◆ Brief:
Exclude the pictures; give every entry again exactly as written.
** Begin Dataset content **
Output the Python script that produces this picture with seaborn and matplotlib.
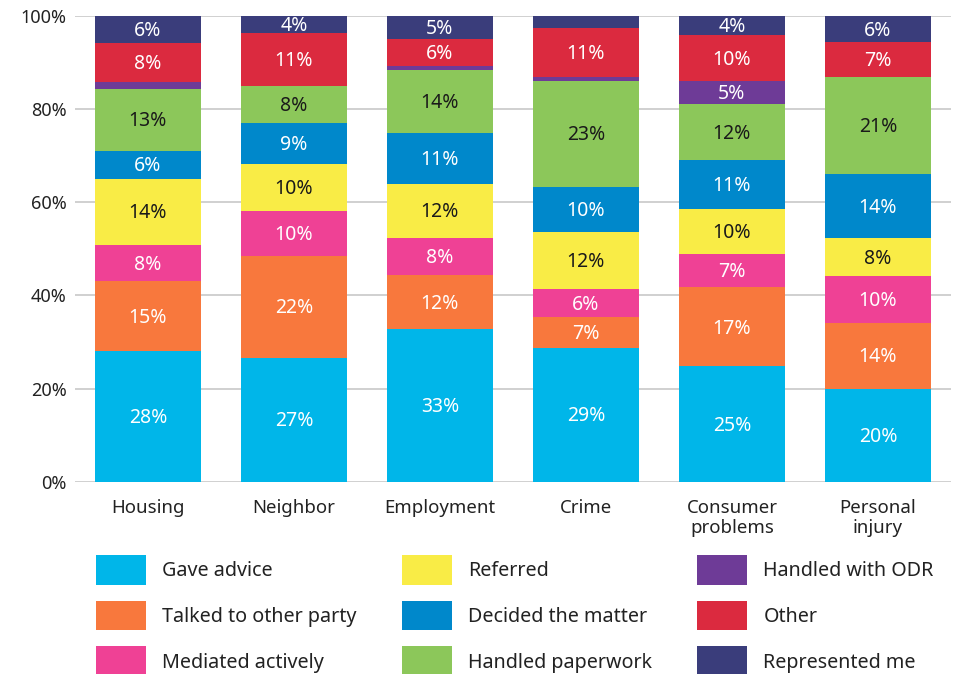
import matplotlib
matplotlib.use("Agg")
import matplotlib.pyplot as plt
import matplotlib.patches as mpatches
import numpy as np
import seaborn as sns

categories = ["Housing", "Neighbor", "Employment", "Crime",
              "Consumer\nproblems", "Personal\ninjury"]

series_names = ["Gave advice", "Talked to other party", "Mediated actively",
                "Referred", "Decided the matter", "Handled paperwork",
                "Handled with ODR", "Other", "Represented me"]

gave_advice = [28.1, 26.6, 32.7, 28.8, 24.8, 20.0]
talked_other_party = [15.0, 21.9, 11.6, 6.6, 16.9, 14.1]
mediated_actively = [7.7, 9.6, 8.1, 6.0, 7.2, 10.1]
referred = [14.3, 10.1, 11.6, 12.3, 9.6, 8.1]
decided_matter = [5.9, 8.8, 10.8, 9.6, 10.6, 13.8]
handled_paperwork = [13.4, 8.0, 13.6, 22.8, 12.0, 20.9]
handled_odr = [1.5, 0.0, 0.8, 0.7, 4.9, 0.0]
other = [8.3, 11.3, 5.8, 10.6, 9.9, 7.4]
represented_me = [5.8, 3.7, 5.0, 2.6, 4.1, 5.6]

series_values = [gave_advice, talked_other_party, mediated_actively, referred,
                 decided_matter, handled_paperwork, handled_odr, other,
                 represented_me]

colors = ["#00B6E9", "#F8783D", "#EF4195", "#F9EC46", "#0088CB",
          "#8CC75A", "#6E3B97", "#DB2A3F", "#3A3D7B"]
dark_text = [False, False, False, True, False, True, False, False, False]

sns.set_theme(style="white")
plt.rcParams["font.family"] = ["Noto Sans", "DejaVu Sans"]

fig = plt.figure(figsize=(9.6, 6.74), dpi=100)
ax = fig.add_axes([0.078, 0.2853, 0.9125, 0.691])

bottom = np.zeros(len(categories))
for name, vals, col, dark in zip(series_names, series_values, colors, dark_text):
    vals = np.asarray(vals, dtype=float)
    sns.barplot(x=categories, y=vals, bottom=bottom, color=col, width=0.726,
                errorbar=None, saturation=1, linewidth=0, ax=ax, label=name)
    container = ax.containers[-1]
    labels = [f"{v:.0f}%" if v >= 3 else "" for v in vals]
    ax.bar_label(container, labels=labels, label_type="center", padding=-1.2,
                 color="#1a1a1a" if dark else "white", fontsize=14)
    bottom += vals

ax.set_ylim(0, 100)
ax.set_xlim(-0.5, len(categories) - 0.5)
ax.set_yticks(np.arange(0, 101, 20))
ax.set_yticklabels([f"{t}%" for t in range(0, 101, 20)])
ax.yaxis.grid(True, color="#C8C8C8", linewidth=1.2)
ax.xaxis.grid(False)
ax.set_axisbelow(True)
for s in ax.spines.values():
    s.set_visible(False)
ax.tick_params(axis="both", length=0, colors="#222222")
ax.tick_params(axis="y", pad=6, labelsize=13)
ax.tick_params(axis="x", pad=12.5, labelsize=13.4)
for lbl in ax.get_xticklabels():
    lbl.set_linespacing(1.12)
ax.set_xlabel("")
ax.set_ylabel("")
if ax.get_legend() is not None:
    ax.get_legend().remove()

handles = [mpatches.Patch(facecolor=c, edgecolor="none") for c in colors]
fig.legend(handles, series_names, ncol=3, loc="upper left",
           bbox_to_anchor=(0.1, 0.177), frameon=False, fontsize=14.2,
           handlelength=2.54, handleheight=1.95, handletextpad=0.81,
           labelspacing=0.81, columnspacing=2.3, borderpad=0,
           borderaxespad=0, labelcolor="#222222")

fig.savefig("out.png", dpi=100)
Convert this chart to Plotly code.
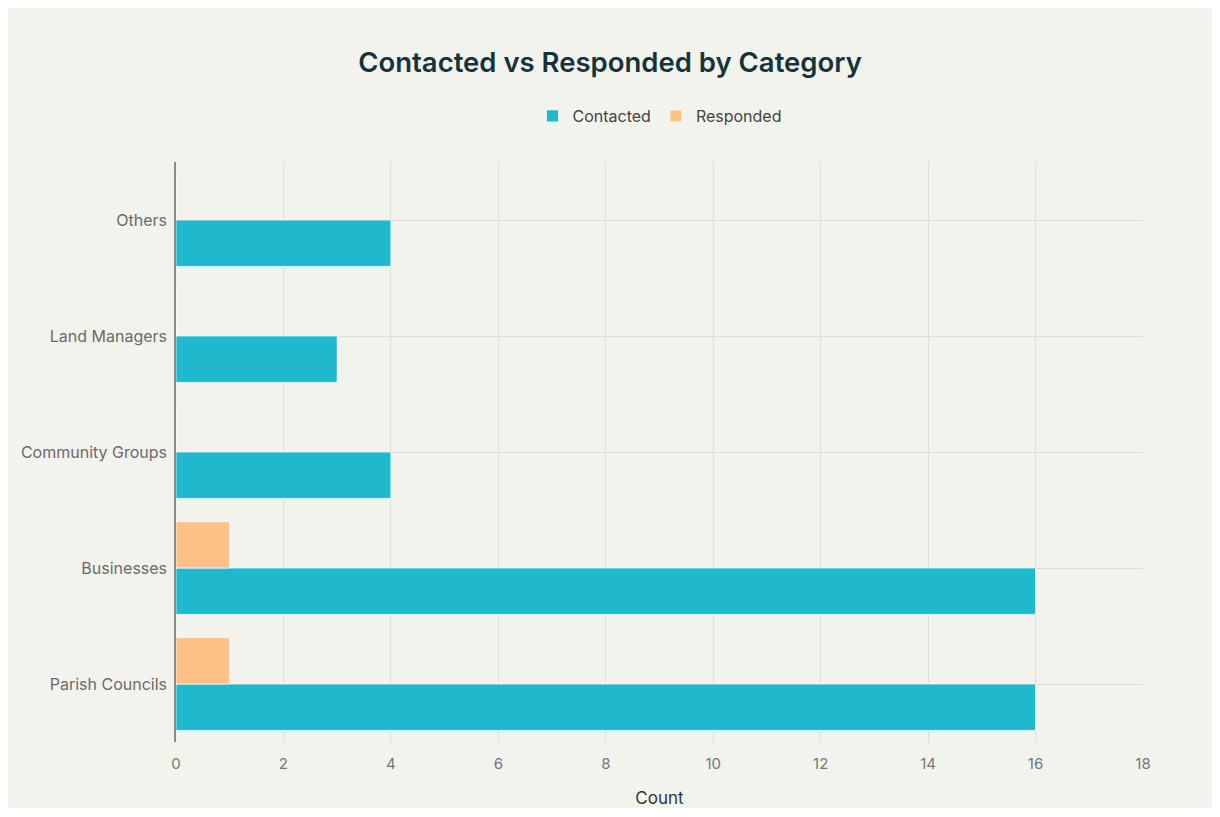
import plotly.graph_objects as go

categories = ["Parish Councils", "Businesses", "Community Groups", "Land Managers", "Others"]
contacted = [16, 16, 4, 3, 4]
responded = [1, 1, 0, 0, 0]
x_ticks = [0, 2, 4, 6, 8, 10, 12, 14, 16, 18]

FONT = "Inter, 'Noto Sans', sans-serif"

fig = go.Figure()
fig.add_trace(go.Bar(
    y=categories, x=contacted, name="Contacted", orientation="h",
    marker=dict(color="#1FB8CD", line=dict(color="rgba(255,255,255,0.7)", width=1)),
))
fig.add_trace(go.Bar(
    y=categories, x=responded, name="Responded", orientation="h",
    marker=dict(color="#FFC185", line=dict(color="rgba(255,255,255,0.7)", width=1)),
))

fig.update_layout(
    width=1204, height=800,
    paper_bgcolor="#f3f3ee", plot_bgcolor="#f3f3ee",
    margin=dict(l=168, r=69, t=154, b=66),
    barmode="group", bargap=0.2, bargroupgap=0,
    font=dict(family=FONT, size=16, color="#555555"),
    title=dict(text="Contacted vs Responded by Category", x=0.5, xanchor="center",
               y=1 - 54 / 800, yanchor="middle",
               font=dict(family=FONT, size=27.5, color="#13343b", weight=600)),
    legend=dict(orientation="h", x=0.5, xanchor="center", y=1 + 46 / 580, yanchor="middle",
                font=dict(size=16, color="#444444"), bgcolor="rgba(0,0,0,0)",
                traceorder="normal"),
    xaxis=dict(range=[0, 18], tickvals=x_ticks, showgrid=True, gridcolor="#dfdfda", gridwidth=1,
               zeroline=False, showline=False, automargin=False,
               ticks="outside", ticklen=8, tickcolor="rgba(0,0,0,0)",
               tickfont=dict(size=15, color="#777777"),
               title=dict(text="Count", font=dict(size=17, color="#333333"), standoff=26)),
    yaxis=dict(showgrid=True, gridcolor="#dfdfda", gridwidth=1, showline=True,
               linecolor="#8a8a8a", linewidth=1.5, zeroline=False, automargin=False,
               ticks="outside", ticklen=4, tickcolor="rgba(0,0,0,0)",
               tickfont=dict(size=16, color="#6a6a6a")),
)

fig.write_html("out.html")
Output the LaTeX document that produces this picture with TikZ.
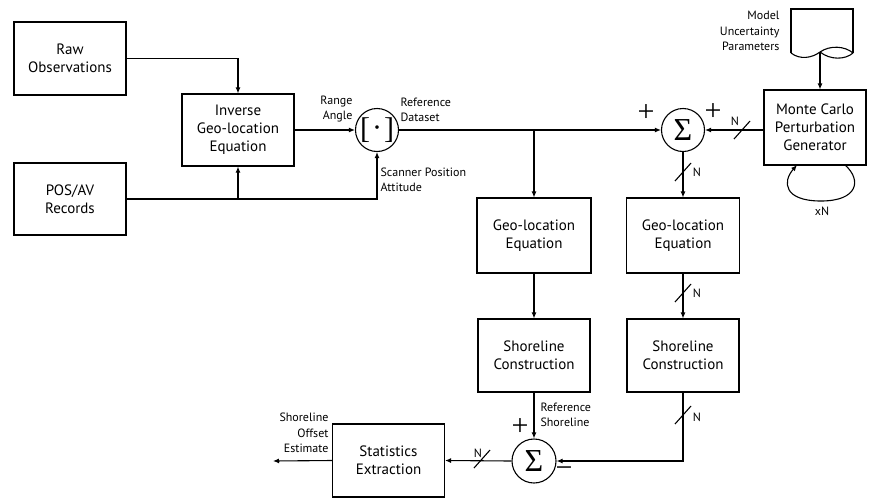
** End Dataset content **
◆ Solution:
Output the Python script that produces this picture with seaborn and matplotlib.
import matplotlib
matplotlib.use("Agg")
import matplotlib.pyplot as plt
import matplotlib.patches as mpatches
import numpy as np
import seaborn as sns

categories = ["Housing", "Neighbor", "Employment", "Crime",
              "Consumer\nproblems", "Personal\ninjury"]

series_names = ["Gave advice", "Talked to other party", "Mediated actively",
                "Referred", "Decided the matter", "Handled paperwork",
                "Handled with ODR", "Other", "Represented me"]

gave_advice = [28.1, 26.6, 32.7, 28.8, 24.8, 20.0]
talked_other_party = [15.0, 21.9, 11.6, 6.6, 16.9, 14.1]
mediated_actively = [7.7, 9.6, 8.1, 6.0, 7.2, 10.1]
referred = [14.3, 10.1, 11.6, 12.3, 9.6, 8.1]
decided_matter = [5.9, 8.8, 10.8, 9.6, 10.6, 13.8]
handled_paperwork = [13.4, 8.0, 13.6, 22.8, 12.0, 20.9]
handled_odr = [1.5, 0.0, 0.8, 0.7, 4.9, 0.0]
other = [8.3, 11.3, 5.8, 10.6, 9.9, 7.4]
represented_me = [5.8, 3.7, 5.0, 2.6, 4.1, 5.6]

series_values = [gave_advice, talked_other_party, mediated_actively, referred,
                 decided_matter, handled_paperwork, handled_odr, other,
                 represented_me]

colors = ["#00B6E9", "#F8783D", "#EF4195", "#F9EC46", "#0088CB",
          "#8CC75A", "#6E3B97", "#DB2A3F", "#3A3D7B"]
dark_text = [False, False, False, True, False, True, False, False, False]

sns.set_theme(style="white")
plt.rcParams["font.family"] = ["Noto Sans", "DejaVu Sans"]

fig = plt.figure(figsize=(9.6, 6.74), dpi=100)
ax = fig.add_axes([0.078, 0.2853, 0.9125, 0.691])

bottom = np.zeros(len(categories))
for name, vals, col, dark in zip(series_names, series_values, colors, dark_text):
    vals = np.asarray(vals, dtype=float)
    sns.barplot(x=categories, y=vals, bottom=bottom, color=col, width=0.726,
                errorbar=None, saturation=1, linewidth=0, ax=ax, label=name)
    container = ax.containers[-1]
    labels = [f"{v:.0f}%" if v >= 3 else "" for v in vals]
    ax.bar_label(container, labels=labels, label_type="center", padding=-1.2,
                 color="#1a1a1a" if dark else "white", fontsize=14)
    bottom += vals

ax.set_ylim(0, 100)
ax.set_xlim(-0.5, len(categories) - 0.5)
ax.set_yticks(np.arange(0, 101, 20))
ax.set_yticklabels([f"{t}%" for t in range(0, 101, 20)])
ax.yaxis.grid(True, color="#C8C8C8", linewidth=1.2)
ax.xaxis.grid(False)
ax.set_axisbelow(True)
for s in ax.spines.values():
    s.set_visible(False)
ax.tick_params(axis="both", length=0, colors="#222222")
ax.tick_params(axis="y", pad=6, labelsize=13)
ax.tick_params(axis="x", pad=12.5, labelsize=13.4)
for lbl in ax.get_xticklabels():
    lbl.set_linespacing(1.12)
ax.set_xlabel("")
ax.set_ylabel("")
if ax.get_legend() is not None:
    ax.get_legend().remove()

handles = [mpatches.Patch(facecolor=c, edgecolor="none") for c in colors]
fig.legend(handles, series_names, ncol=3, loc="upper left",
           bbox_to_anchor=(0.1, 0.177), frameon=False, fontsize=14.2,
           handlelength=2.54, handleheight=1.95, handletextpad=0.81,
           labelspacing=0.81, columnspacing=2.3, borderpad=0,
           borderaxespad=0, labelcolor="#222222")

fig.savefig("out.png", dpi=100)
Convert this chart to Plotly code.
import plotly.graph_objects as go

categories = ["Parish Councils", "Businesses", "Community Groups", "Land Managers", "Others"]
contacted = [16, 16, 4, 3, 4]
responded = [1, 1, 0, 0, 0]
x_ticks = [0, 2, 4, 6, 8, 10, 12, 14, 16, 18]

FONT = "Inter, 'Noto Sans', sans-serif"

fig = go.Figure()
fig.add_trace(go.Bar(
    y=categories, x=contacted, name="Contacted", orientation="h",
    marker=dict(color="#1FB8CD", line=dict(color="rgba(255,255,255,0.7)", width=1)),
))
fig.add_trace(go.Bar(
    y=categories, x=responded, name="Responded", orientation="h",
    marker=dict(color="#FFC185", line=dict(color="rgba(255,255,255,0.7)", width=1)),
))

fig.update_layout(
    width=1204, height=800,
    paper_bgcolor="#f3f3ee", plot_bgcolor="#f3f3ee",
    margin=dict(l=168, r=69, t=154, b=66),
    barmode="group", bargap=0.2, bargroupgap=0,
    font=dict(family=FONT, size=16, color="#555555"),
    title=dict(text="Contacted vs Responded by Category", x=0.5, xanchor="center",
               y=1 - 54 / 800, yanchor="middle",
               font=dict(family=FONT, size=27.5, color="#13343b", weight=600)),
    legend=dict(orientation="h", x=0.5, xanchor="center", y=1 + 46 / 580, yanchor="middle",
                font=dict(size=16, color="#444444"), bgcolor="rgba(0,0,0,0)",
                traceorder="normal"),
    xaxis=dict(range=[0, 18], tickvals=x_ticks, showgrid=True, gridcolor="#dfdfda", gridwidth=1,
               zeroline=False, showline=False, automargin=False,
               ticks="outside", ticklen=8, tickcolor="rgba(0,0,0,0)",
               tickfont=dict(size=15, color="#777777"),
               title=dict(text="Count", font=dict(size=17, color="#333333"), standoff=26)),
    yaxis=dict(showgrid=True, gridcolor="#dfdfda", gridwidth=1, showline=True,
               linecolor="#8a8a8a", linewidth=1.5, zeroline=False, automargin=False,
               ticks="outside", ticklen=4, tickcolor="rgba(0,0,0,0)",
               tickfont=dict(size=16, color="#6a6a6a")),
)

fig.write_html("out.html")
Output the LaTeX document that produces this picture with TikZ.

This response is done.